Each line that holds the word "matplotlib" counts once; report how many lines do so and nothing else.

--------------------

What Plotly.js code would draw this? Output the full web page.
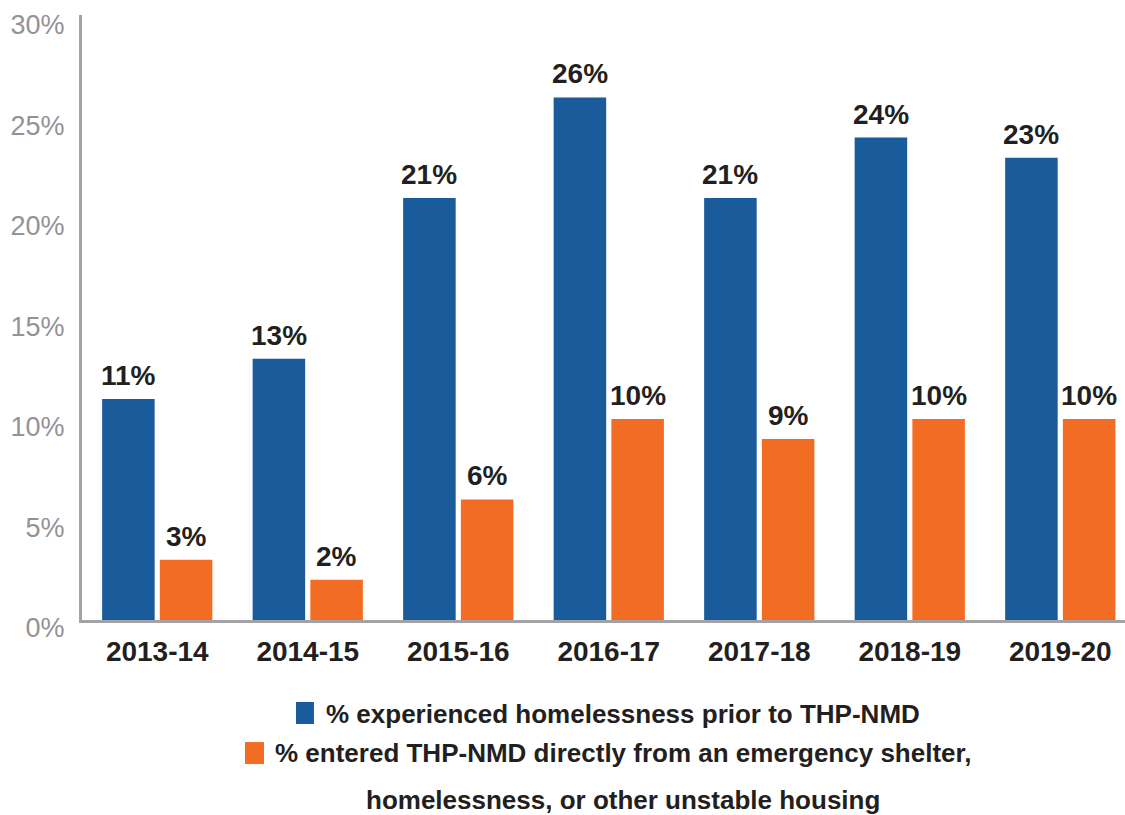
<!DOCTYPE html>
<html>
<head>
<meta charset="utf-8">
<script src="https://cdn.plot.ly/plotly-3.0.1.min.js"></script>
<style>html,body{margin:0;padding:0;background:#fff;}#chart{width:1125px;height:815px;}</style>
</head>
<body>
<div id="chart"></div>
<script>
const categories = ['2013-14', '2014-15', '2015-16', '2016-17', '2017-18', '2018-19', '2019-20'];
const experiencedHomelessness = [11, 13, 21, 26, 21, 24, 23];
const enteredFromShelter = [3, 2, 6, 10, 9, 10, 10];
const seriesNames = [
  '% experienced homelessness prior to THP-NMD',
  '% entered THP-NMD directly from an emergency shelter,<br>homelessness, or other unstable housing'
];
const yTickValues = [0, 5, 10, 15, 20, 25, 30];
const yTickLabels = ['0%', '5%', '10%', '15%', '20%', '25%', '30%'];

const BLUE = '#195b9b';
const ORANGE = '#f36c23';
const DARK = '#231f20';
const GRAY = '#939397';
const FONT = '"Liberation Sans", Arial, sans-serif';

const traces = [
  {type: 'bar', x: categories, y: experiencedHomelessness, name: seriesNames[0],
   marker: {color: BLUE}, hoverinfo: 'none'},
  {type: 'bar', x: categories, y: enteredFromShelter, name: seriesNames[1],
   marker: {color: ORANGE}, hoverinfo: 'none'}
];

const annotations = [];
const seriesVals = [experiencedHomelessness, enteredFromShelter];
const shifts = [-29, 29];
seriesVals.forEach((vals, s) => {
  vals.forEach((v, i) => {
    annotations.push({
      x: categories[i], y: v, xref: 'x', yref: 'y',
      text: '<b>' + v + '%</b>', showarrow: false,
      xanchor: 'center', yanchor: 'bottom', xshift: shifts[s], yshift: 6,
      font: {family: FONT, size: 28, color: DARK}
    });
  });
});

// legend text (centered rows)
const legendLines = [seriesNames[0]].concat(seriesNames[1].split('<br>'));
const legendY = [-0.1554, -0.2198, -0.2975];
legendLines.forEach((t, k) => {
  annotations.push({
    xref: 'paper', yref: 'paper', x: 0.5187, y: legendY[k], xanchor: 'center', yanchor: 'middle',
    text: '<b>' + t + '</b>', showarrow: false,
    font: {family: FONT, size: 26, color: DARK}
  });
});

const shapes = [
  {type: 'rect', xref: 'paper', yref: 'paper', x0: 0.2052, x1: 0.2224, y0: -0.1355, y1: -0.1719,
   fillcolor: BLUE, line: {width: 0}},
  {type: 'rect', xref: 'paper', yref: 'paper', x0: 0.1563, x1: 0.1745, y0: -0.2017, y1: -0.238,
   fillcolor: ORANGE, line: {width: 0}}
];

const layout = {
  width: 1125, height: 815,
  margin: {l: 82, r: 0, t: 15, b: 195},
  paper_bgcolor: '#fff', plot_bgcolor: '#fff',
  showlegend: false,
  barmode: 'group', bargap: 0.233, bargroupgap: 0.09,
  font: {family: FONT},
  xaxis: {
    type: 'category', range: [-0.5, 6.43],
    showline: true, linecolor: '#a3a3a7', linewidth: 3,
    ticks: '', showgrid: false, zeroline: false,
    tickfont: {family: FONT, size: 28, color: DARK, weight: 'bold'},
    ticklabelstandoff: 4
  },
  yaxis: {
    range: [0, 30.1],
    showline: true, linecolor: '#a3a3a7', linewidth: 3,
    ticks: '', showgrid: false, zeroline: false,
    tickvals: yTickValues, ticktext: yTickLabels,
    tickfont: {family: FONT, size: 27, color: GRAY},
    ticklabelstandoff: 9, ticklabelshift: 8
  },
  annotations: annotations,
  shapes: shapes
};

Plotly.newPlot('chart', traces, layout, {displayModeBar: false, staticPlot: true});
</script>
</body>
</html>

--------------------

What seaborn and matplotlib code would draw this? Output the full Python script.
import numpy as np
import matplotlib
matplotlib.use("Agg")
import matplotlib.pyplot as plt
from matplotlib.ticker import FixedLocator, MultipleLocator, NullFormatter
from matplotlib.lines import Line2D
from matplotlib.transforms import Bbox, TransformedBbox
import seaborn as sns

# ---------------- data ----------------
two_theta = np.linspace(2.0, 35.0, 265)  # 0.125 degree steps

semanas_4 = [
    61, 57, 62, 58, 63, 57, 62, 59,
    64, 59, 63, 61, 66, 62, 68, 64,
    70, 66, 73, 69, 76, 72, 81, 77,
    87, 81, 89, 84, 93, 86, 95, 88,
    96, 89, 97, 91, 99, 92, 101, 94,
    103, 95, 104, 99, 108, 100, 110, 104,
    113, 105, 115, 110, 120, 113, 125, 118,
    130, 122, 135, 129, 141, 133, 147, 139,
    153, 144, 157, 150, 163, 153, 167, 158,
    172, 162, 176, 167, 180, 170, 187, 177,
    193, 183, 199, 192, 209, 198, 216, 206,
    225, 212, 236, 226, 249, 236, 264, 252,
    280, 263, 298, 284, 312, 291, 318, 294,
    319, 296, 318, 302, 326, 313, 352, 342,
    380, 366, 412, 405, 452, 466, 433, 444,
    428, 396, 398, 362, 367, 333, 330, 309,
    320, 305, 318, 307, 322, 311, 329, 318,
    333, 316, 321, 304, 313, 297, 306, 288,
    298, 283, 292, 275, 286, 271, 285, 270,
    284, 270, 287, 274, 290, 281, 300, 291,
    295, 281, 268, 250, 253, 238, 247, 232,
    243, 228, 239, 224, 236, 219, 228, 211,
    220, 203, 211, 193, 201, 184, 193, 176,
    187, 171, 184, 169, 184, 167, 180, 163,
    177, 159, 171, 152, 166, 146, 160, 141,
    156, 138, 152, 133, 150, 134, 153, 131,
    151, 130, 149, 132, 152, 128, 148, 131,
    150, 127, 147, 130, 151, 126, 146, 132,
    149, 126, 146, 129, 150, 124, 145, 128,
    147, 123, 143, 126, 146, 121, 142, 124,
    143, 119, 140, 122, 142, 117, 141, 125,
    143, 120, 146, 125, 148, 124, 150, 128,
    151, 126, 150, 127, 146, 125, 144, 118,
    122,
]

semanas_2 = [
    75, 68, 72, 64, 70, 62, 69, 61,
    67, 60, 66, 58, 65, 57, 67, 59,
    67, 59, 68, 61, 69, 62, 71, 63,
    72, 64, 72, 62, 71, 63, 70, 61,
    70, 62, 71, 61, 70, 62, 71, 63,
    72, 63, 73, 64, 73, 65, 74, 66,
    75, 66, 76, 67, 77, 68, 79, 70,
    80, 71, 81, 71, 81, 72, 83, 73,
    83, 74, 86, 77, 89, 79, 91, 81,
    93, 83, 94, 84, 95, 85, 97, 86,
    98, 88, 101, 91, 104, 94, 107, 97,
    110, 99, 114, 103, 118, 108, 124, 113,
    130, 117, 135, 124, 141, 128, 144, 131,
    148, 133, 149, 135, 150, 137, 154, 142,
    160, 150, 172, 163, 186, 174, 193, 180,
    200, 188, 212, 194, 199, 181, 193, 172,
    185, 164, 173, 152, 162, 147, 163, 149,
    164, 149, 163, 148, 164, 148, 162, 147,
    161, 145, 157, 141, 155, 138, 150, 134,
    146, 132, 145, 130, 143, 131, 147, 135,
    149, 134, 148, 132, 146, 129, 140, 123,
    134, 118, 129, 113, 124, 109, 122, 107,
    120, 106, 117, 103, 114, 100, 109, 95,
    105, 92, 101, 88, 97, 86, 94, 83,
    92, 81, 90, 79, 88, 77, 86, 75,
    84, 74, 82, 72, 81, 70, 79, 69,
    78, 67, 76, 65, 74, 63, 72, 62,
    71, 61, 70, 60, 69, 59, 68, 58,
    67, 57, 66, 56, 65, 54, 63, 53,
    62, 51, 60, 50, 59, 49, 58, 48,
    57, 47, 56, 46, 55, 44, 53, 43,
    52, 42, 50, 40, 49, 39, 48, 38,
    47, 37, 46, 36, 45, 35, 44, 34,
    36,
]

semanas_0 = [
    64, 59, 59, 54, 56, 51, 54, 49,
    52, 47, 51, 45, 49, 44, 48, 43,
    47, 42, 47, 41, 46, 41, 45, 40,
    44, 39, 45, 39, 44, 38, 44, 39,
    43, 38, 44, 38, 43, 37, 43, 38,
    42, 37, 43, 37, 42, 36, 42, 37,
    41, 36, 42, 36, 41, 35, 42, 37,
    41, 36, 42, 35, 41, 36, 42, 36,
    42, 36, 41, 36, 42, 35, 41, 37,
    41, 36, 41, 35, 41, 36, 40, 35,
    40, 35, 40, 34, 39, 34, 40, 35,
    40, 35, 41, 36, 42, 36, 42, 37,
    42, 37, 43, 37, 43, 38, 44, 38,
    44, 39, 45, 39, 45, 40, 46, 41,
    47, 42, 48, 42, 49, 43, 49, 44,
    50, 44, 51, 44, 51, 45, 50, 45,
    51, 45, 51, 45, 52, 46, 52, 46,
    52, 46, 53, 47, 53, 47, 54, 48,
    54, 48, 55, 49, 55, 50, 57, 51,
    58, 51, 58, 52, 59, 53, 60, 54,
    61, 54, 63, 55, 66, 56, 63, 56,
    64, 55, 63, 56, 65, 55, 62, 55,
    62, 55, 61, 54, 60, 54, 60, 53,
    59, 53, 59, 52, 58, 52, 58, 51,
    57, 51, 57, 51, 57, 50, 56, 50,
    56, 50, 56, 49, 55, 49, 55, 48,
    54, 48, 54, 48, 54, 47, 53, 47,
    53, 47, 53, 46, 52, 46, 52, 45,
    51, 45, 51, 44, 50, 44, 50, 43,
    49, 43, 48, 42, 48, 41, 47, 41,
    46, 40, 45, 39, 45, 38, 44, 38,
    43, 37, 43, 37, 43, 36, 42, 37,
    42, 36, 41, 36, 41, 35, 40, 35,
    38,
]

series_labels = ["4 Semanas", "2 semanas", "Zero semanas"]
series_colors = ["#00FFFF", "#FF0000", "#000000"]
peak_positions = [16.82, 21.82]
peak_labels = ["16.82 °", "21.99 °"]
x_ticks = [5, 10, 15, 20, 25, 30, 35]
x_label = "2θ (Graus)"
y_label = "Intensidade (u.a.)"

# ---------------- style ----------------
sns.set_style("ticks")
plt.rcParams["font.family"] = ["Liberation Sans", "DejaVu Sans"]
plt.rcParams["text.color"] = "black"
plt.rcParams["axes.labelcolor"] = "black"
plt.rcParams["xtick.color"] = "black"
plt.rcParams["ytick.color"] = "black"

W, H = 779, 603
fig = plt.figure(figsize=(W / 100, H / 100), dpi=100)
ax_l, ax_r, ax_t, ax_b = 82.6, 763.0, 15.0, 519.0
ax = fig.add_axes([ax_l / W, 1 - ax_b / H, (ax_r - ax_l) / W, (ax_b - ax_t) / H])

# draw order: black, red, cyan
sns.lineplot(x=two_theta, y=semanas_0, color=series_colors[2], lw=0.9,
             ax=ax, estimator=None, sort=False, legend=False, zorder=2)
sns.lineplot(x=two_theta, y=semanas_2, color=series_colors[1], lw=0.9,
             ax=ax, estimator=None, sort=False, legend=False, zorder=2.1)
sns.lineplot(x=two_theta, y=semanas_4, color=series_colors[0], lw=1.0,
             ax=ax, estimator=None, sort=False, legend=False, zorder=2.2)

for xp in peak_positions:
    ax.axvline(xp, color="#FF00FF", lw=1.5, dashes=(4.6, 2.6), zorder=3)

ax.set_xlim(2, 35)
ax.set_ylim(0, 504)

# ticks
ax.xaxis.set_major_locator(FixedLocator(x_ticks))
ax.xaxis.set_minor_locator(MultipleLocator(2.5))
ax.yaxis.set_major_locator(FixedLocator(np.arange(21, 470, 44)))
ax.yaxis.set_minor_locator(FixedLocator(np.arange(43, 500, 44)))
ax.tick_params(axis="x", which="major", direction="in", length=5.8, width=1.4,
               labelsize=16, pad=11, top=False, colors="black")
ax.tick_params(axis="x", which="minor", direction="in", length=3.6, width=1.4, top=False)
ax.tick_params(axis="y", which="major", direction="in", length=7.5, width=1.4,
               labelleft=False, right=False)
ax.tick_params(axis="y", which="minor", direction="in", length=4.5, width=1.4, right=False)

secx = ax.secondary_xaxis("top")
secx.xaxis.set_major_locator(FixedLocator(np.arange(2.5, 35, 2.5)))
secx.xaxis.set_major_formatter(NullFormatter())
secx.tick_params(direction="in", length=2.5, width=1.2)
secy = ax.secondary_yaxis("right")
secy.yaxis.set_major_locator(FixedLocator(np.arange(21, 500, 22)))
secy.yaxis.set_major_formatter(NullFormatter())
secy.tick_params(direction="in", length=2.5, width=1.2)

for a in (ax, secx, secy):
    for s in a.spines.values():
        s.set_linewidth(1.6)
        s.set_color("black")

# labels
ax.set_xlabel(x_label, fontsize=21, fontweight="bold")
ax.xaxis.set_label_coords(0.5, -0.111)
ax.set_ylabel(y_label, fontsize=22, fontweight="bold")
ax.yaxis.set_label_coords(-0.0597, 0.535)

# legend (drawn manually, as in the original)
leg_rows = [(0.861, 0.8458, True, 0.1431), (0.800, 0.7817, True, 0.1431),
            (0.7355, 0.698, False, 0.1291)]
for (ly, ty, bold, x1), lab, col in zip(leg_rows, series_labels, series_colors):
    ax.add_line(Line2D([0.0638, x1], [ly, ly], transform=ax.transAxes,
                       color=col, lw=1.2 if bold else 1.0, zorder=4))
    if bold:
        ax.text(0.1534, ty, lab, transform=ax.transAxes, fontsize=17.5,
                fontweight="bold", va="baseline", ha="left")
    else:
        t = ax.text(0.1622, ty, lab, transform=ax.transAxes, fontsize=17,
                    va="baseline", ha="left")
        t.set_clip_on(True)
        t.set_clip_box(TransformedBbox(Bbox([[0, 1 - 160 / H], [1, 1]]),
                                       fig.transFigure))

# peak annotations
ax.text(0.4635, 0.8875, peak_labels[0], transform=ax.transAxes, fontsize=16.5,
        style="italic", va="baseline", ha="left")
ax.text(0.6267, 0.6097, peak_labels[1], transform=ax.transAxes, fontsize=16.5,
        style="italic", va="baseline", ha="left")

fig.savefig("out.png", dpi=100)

--------------------

Answer in full |
7